My Rating: 2.5 hearts
Thoughts on the Novel: Cat Jordan’s The Leaving Season was a book I decided to read because I was in the mood for something predictable. And it was ... until an unexpected plot twist, which kind of ruined the rest of the story for me because it created unnecessary tension. (To be honest, even then there was hardly any drama since Nate is supposed to be a great guy.) I knew going into The Leaving Season that it would be cheesy, but I wish there was more to the plot than Meredith missing Nate and discovering that she’s wrong about Lee’s reputation. I didn’t feel like I got to really connect with the characters, and felt that Meredith’s relationship with Lee was more of a rebound situation than her actually falling in love with him.
The Leaving Season was released by HarperTeen on March 1, 2016.
In exchange for an honest review, this book was received from the publisher (Harpercollins) via Edelweiss.

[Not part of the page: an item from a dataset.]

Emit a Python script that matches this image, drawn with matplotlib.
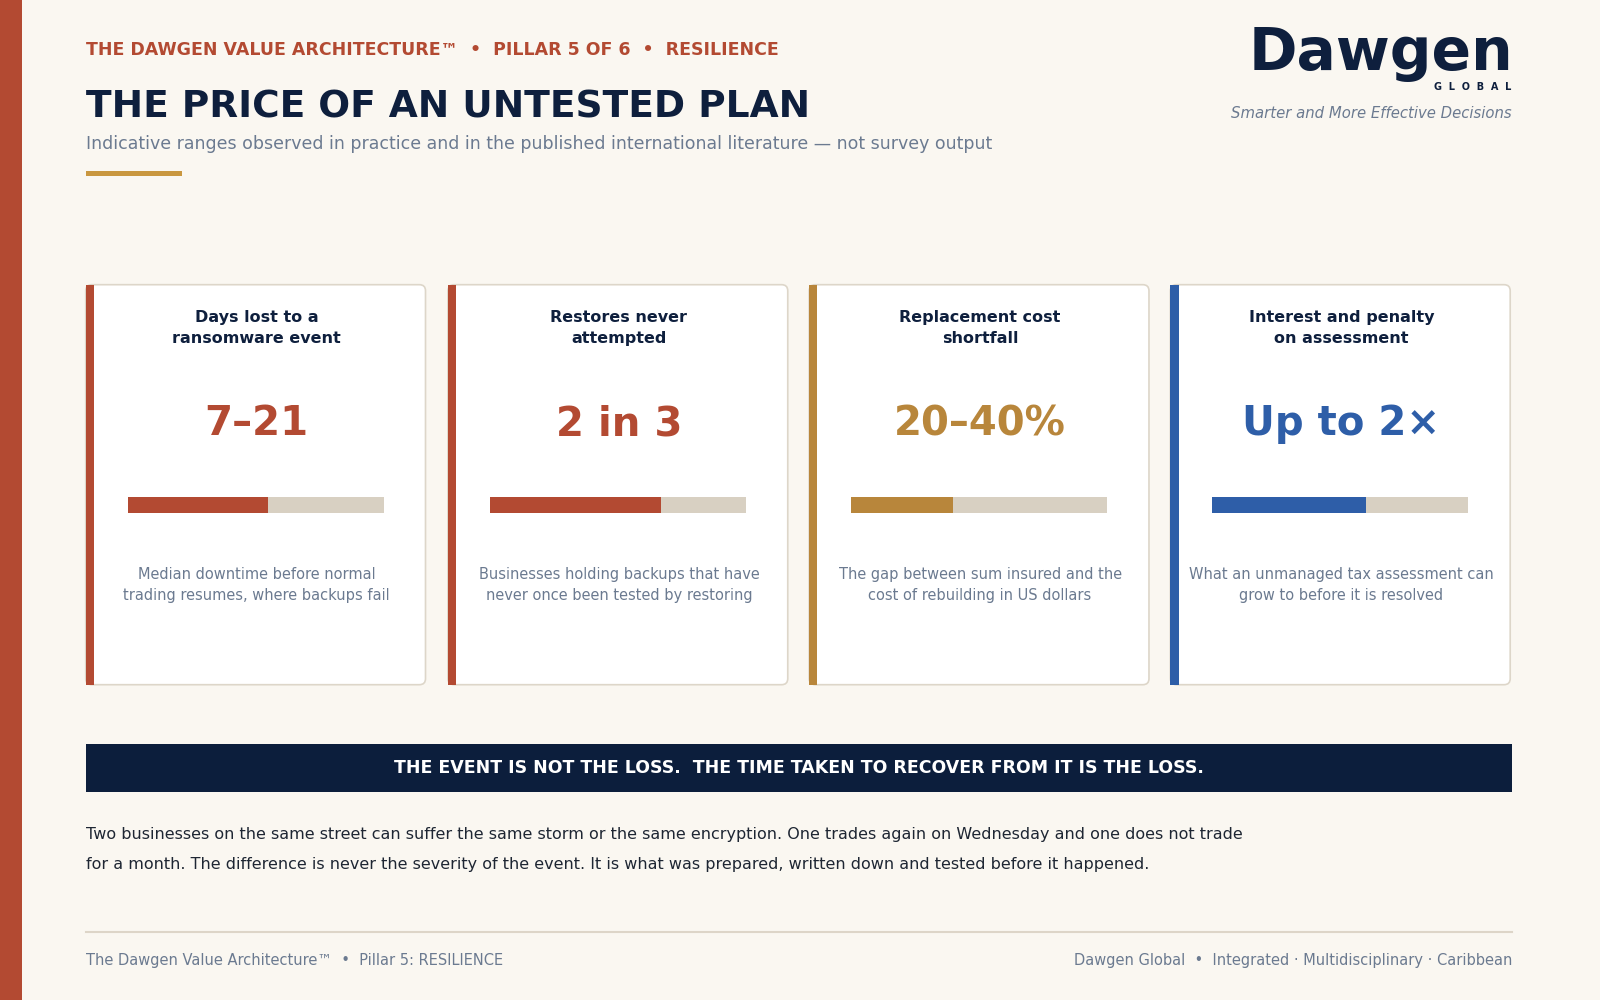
import matplotlib.pyplot as plt
from matplotlib.patches import Rectangle, FancyBboxPatch

# card data
card_titles = ["Days lost to a\nransomware event",
               "Restores never\nattempted",
               "Replacement cost\nshortfall",
               "Interest and penalty\non assessment"]
card_values = ["7\u201321", "2 in 3", "20\u201340%", "Up to 2\u00d7"]
card_fill = [0.55, 0.667, 0.40, 0.60]
card_desc = ["Median downtime before normal\ntrading resumes, where backups fail",
             "Businesses holding backups that have\nnever once been tested by restoring",
             "The gap between sum insured and the\ncost of rebuilding in US dollars",
             "What an unmanaged tax assessment can\ngrow to before it is resolved"]

RED = "#B34A32"
GOLD = "#B8863B"
BLUE = "#2E5EA8"
NAVY = "#0E1F3D"
GREY = "#6B7A90"
TRACK = "#D8D0C2"
BG = "#FAF7F1"
card_colors = [RED, RED, GOLD, BLUE]

eyebrow = "THE DAWGEN VALUE ARCHITECTURE\u2122  \u2022  PILLAR 5 OF 6  \u2022  RESILIENCE"
title = "THE PRICE OF AN UNTESTED PLAN"
subtitle = ("Indicative ranges observed in practice and in the published "
            "international literature \u2014 not survey output")
banner = "THE EVENT IS NOT THE LOSS.  THE TIME TAKEN TO RECOVER FROM IT IS THE LOSS."
body = ["Two businesses on the same street can suffer the same storm or the same encryption. "
        "One trades again on Wednesday and one does not trade",
        "for a month. The difference is never the severity of the event. "
        "It is what was prepared, written down and tested before it happened."]
foot_left = "The Dawgen Value Architecture\u2122  \u2022  Pillar 5: RESILIENCE"
foot_right = "Dawgen Global  \u2022  Integrated \u00b7 Multidisciplinary \u00b7 Caribbean"

W, H = 1568, 980
fig = plt.figure(figsize=(16, 10), dpi=100)
fig.patch.set_facecolor(BG)
ax = fig.add_axes([0, 0, 1, 1])
ax.set_xlim(0, W)
ax.set_ylim(H, 0)
ax.axis("off")

COND = dict(family="DejaVu Sans", fontstretch="condensed")

# left stripe
ax.add_patch(Rectangle((0, 0), 22, H, color=RED, lw=0))

# header
ax.text(84, 49, eyebrow, color=RED, fontsize=12.5, fontweight="bold", va="center")
ax.text(84, 105, title, color=NAVY, fontsize=27, fontweight="bold", va="center")
ax.text(84, 141, subtitle, color=GREY, fontsize=12.5, va="center")
ax.add_patch(Rectangle((84, 168), 94, 4, color="#C9973F", lw=0))

# logo
ax.text(1483, 52, "Dawgen", color=NAVY, fontsize=42, fontweight="heavy",
        ha="right", va="center")
ax.text(1481, 85, "G  L  O  B  A  L", color=NAVY, fontsize=7, fontweight="bold",
        ha="right", va="center")
ax.text(1481, 111, "Smarter and More Effective Decisions", color=GREY,
        fontsize=10.7, style="italic", ha="right", va="center")

# cards
card_x = [84, 439, 793, 1147]
cw, top, bot = 333, 279, 671
for i in range(4):
    x0 = card_x[i]
    cx = x0 + cw / 2 + 1
    ax.add_patch(FancyBboxPatch((x0, top), cw, bot - top,
                                boxstyle="round,pad=0,rounding_size=6",
                                fc="white", ec="#DDD6C9", lw=1.2))
    ax.add_patch(Rectangle((x0, top), 8, bot - top, color=card_colors[i], lw=0))
    ax.text(cx, 321, card_titles[i], color=NAVY, fontsize=11.5,
            fontweight="bold", ha="center", va="center", linespacing=1.5)
    ax.text(cx, 416, card_values[i], color=card_colors[i], fontsize=29,
            fontweight="bold", ha="center", va="center")
    bx = x0 + 41
    ax.barh(495, 251, left=bx, height=16, color=TRACK, lw=0)
    ax.barh(495, 251 * card_fill[i], left=bx, height=16, color=card_colors[i], lw=0)
    ax.text(cx, 573, card_desc[i], color=GREY, fontsize=11.7,
            ha="center", va="center", linespacing=1.5, **COND)

# banner
ax.add_patch(Rectangle((84, 729), 1398, 47, color="#0C1E3C", lw=0))
ax.text(783, 753, banner, color="white", fontsize=12.5, fontweight="bold",
        ha="center", va="center")

# body
ax.text(84, 818, body[0], color="#1E2633", fontsize=11.5, va="center")
ax.text(84, 847, body[1], color="#1E2633", fontsize=11.5, va="center")

# footer
ax.plot([84, 1482], [913, 913], color="#DDD5C8", lw=1.5)
ax.text(84, 941, foot_left, color=GREY, fontsize=10.5, va="center")
ax.text(1482, 941, foot_right, color=GREY, fontsize=10.5, ha="right", va="center")

fig.savefig("out.png", dpi=100, facecolor=BG)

From Goodreads: David Piper has always been an outsider. His parents think he's gay. The school bully thinks he's a freak. Only his two best friends know the real truth: David wants to be a girl.On the first day at his new school Leo Denton has one goal: to be invisible. Attracting the attention of the most beautiful girl in his class is definitely not part of that plan. When Leo stands up for David in a fight, an unlikely friendship forms. But things are about to get messy. Because at Eden Park School secrets have a funny habit of not staying secret for long, and soon everyone knows that Leo used to be a girl. As David prepares to come out to his family and transition into life as a girl and Leo wrestles with figuring out how to deal with people who try to define him through his history, they find in each other the friendship and support they need to navigate life as transgender teens as well as the courage to decide for themselves what normal really means.
My Rating: 2.5 hearts
Thoughts on the Novel: The Art of Being Normal by Lisa Williamson was a book that I wanted more from. For example, although it addresses the fact that transgendered teens are often bullied and are more likely to have mental health issues, I would have liked this to have been done more through showing than telling. As well, despite the book beginning with David wishing that he was a girl, David didn’t end up being as interesting a character as Leo, who appears to have a huge secret for at least half the book. Unfortunately, I knew what this secret was because of the summary on Goodreads so I was frustrated by how long the secret took to be revealed. Finally, I thought that some parts of the story were rushed (e.g. I personally didn’t feel that Leo and David were that close when the two decided to open up to each other) whereas other parts weren’t explored enough (e.g. we never find out Leo’s mother’s side of the story with regards to his dad and how her opening up to Leo then changes Leo’s relationship with her).
The Art of Being Normal will be released on May 31, 2016 by Farrar, Straus and Giroux.
In exchange for an honest review, this book was received from the publisher (Macmillan) via NetGalley.